[Data entries]
= = = = =

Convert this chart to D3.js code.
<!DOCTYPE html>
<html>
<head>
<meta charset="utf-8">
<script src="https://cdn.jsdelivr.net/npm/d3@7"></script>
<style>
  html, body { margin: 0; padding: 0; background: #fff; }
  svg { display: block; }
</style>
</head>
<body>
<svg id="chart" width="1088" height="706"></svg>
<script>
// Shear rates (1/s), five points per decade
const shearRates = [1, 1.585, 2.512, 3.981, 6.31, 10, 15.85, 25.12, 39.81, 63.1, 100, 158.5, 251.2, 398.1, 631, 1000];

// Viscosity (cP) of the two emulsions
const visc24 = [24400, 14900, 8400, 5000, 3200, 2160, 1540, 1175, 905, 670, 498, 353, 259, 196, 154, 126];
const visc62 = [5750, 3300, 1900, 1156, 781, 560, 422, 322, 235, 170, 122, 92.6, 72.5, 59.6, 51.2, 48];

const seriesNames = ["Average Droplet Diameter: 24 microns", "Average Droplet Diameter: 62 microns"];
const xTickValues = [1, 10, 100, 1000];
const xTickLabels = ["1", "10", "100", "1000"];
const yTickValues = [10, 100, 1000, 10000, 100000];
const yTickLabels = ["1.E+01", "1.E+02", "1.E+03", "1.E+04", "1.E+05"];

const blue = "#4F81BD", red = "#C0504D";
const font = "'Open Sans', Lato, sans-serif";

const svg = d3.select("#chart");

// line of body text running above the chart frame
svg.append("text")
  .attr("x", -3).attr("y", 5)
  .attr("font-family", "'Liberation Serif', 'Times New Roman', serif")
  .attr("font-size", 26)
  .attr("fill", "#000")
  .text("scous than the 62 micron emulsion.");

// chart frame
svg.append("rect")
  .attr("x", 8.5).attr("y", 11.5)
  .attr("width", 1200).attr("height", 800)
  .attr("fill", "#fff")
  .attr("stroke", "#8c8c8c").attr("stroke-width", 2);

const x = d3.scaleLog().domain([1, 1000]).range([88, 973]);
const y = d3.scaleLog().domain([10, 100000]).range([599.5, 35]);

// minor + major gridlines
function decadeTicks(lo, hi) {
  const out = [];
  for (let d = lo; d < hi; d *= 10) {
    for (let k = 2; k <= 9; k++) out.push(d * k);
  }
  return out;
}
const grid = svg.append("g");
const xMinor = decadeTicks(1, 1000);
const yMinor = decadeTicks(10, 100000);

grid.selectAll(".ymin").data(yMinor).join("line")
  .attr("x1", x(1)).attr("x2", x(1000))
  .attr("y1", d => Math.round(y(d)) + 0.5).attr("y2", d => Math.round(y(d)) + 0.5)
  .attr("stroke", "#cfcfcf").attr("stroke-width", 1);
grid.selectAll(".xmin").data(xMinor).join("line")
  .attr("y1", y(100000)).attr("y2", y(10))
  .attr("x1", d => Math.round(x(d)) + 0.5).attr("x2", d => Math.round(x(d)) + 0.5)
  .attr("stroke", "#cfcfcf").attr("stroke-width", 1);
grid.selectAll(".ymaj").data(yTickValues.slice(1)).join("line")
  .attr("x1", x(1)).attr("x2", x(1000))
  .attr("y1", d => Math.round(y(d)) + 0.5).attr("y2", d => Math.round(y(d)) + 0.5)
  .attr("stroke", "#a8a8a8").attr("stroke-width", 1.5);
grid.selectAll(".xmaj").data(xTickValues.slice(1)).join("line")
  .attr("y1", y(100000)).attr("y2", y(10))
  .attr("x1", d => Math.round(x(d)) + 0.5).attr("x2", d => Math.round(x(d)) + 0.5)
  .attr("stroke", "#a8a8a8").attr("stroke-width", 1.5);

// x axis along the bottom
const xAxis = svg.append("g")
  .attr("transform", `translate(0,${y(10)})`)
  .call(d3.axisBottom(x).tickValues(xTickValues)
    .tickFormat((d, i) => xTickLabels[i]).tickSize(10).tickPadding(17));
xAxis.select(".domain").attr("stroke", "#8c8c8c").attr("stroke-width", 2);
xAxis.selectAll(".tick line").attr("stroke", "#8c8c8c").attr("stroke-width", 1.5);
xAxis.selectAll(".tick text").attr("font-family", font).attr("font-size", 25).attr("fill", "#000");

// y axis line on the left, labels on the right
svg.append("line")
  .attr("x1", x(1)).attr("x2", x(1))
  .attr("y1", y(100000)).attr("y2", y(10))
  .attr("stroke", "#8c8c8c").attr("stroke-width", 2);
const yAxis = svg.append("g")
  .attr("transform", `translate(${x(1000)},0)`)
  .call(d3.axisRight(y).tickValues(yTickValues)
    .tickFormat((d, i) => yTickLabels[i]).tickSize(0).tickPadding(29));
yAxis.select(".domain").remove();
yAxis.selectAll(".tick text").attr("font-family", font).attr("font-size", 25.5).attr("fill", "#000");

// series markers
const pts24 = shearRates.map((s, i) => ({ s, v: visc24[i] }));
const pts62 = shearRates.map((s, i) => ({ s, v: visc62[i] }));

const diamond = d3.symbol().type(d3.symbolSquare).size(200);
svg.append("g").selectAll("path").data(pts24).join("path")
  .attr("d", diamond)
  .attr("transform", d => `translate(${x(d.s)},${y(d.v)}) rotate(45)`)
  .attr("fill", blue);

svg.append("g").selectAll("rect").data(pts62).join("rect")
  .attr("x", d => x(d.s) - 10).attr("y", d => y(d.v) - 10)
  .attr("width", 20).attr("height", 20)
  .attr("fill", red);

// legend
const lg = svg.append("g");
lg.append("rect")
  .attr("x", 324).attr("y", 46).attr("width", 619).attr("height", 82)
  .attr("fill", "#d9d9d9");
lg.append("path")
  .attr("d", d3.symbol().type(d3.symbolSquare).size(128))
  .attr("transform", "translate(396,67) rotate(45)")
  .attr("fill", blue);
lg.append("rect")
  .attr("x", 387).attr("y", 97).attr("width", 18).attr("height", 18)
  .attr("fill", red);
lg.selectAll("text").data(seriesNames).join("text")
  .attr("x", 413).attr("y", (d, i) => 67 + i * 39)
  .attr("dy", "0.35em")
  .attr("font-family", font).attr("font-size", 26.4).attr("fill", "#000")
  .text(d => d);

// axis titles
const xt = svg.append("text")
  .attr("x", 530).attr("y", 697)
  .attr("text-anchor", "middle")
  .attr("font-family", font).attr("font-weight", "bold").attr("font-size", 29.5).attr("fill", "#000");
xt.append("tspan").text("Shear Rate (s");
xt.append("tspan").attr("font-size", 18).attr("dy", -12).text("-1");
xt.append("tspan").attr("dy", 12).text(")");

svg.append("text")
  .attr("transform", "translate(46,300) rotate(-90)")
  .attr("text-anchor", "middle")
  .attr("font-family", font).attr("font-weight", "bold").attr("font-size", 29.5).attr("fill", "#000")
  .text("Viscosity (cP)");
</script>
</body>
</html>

= = = = =

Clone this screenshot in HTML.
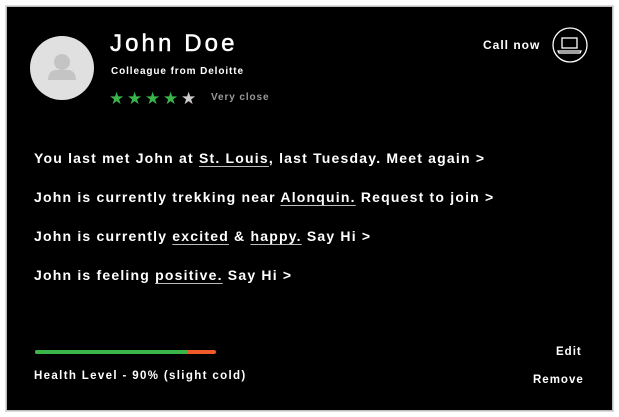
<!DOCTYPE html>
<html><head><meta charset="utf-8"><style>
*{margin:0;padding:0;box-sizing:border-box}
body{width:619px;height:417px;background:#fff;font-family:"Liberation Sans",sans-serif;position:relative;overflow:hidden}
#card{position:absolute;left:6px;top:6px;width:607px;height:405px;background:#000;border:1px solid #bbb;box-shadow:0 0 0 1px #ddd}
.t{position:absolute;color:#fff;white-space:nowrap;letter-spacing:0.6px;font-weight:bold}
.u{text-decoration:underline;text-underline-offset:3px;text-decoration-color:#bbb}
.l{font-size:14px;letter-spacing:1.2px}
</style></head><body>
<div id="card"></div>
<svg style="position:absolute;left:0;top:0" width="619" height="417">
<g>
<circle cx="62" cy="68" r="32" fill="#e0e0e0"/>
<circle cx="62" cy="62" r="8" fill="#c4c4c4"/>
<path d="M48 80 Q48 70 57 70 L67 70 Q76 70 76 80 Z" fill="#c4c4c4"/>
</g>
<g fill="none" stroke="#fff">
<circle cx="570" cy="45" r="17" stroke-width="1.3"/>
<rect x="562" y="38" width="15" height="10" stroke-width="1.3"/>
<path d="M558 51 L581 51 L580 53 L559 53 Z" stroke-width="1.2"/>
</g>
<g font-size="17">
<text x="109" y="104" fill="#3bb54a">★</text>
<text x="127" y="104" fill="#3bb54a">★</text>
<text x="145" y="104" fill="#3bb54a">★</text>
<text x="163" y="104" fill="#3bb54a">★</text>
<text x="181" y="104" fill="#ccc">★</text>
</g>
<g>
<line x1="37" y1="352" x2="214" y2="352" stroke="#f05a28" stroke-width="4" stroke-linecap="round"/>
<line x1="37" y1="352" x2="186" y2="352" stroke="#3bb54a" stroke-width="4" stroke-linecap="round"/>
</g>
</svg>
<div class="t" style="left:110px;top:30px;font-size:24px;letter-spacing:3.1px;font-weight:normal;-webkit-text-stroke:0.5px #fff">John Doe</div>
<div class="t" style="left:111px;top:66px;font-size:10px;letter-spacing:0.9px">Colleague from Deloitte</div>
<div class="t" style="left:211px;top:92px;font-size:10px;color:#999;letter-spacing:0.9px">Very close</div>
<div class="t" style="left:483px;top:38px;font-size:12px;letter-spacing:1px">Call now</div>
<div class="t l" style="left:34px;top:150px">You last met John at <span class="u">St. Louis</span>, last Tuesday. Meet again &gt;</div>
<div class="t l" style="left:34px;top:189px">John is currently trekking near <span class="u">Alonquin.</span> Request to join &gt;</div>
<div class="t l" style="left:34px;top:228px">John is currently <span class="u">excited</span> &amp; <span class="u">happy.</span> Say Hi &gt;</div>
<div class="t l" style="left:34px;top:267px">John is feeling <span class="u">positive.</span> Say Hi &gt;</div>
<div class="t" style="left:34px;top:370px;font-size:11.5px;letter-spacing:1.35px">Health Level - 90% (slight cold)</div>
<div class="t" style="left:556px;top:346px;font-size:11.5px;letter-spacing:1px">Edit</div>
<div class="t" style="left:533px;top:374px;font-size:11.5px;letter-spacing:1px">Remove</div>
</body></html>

= = = = =

Exactly those lines that run from the line with "Convert this chart to D3.js code." through the line with "59.6, 51.2, 48];" are to be reproduced; both end lines belong to the range.

Convert this chart to D3.js code.
<!DOCTYPE html>
<html>
<head>
<meta charset="utf-8">
<script src="https://cdn.jsdelivr.net/npm/d3@7"></script>
<style>
  html, body { margin: 0; padding: 0; background: #fff; }
  svg { display: block; }
</style>
</head>
<body>
<svg id="chart" width="1088" height="706"></svg>
<script>
// Shear rates (1/s), five points per decade
const shearRates = [1, 1.585, 2.512, 3.981, 6.31, 10, 15.85, 25.12, 39.81, 63.1, 100, 158.5, 251.2, 398.1, 631, 1000];

// Viscosity (cP) of the two emulsions
const visc24 = [24400, 14900, 8400, 5000, 3200, 2160, 1540, 1175, 905, 670, 498, 353, 259, 196, 154, 126];
const visc62 = [5750, 3300, 1900, 1156, 781, 560, 422, 322, 235, 170, 122, 92.6, 72.5, 59.6, 51.2, 48];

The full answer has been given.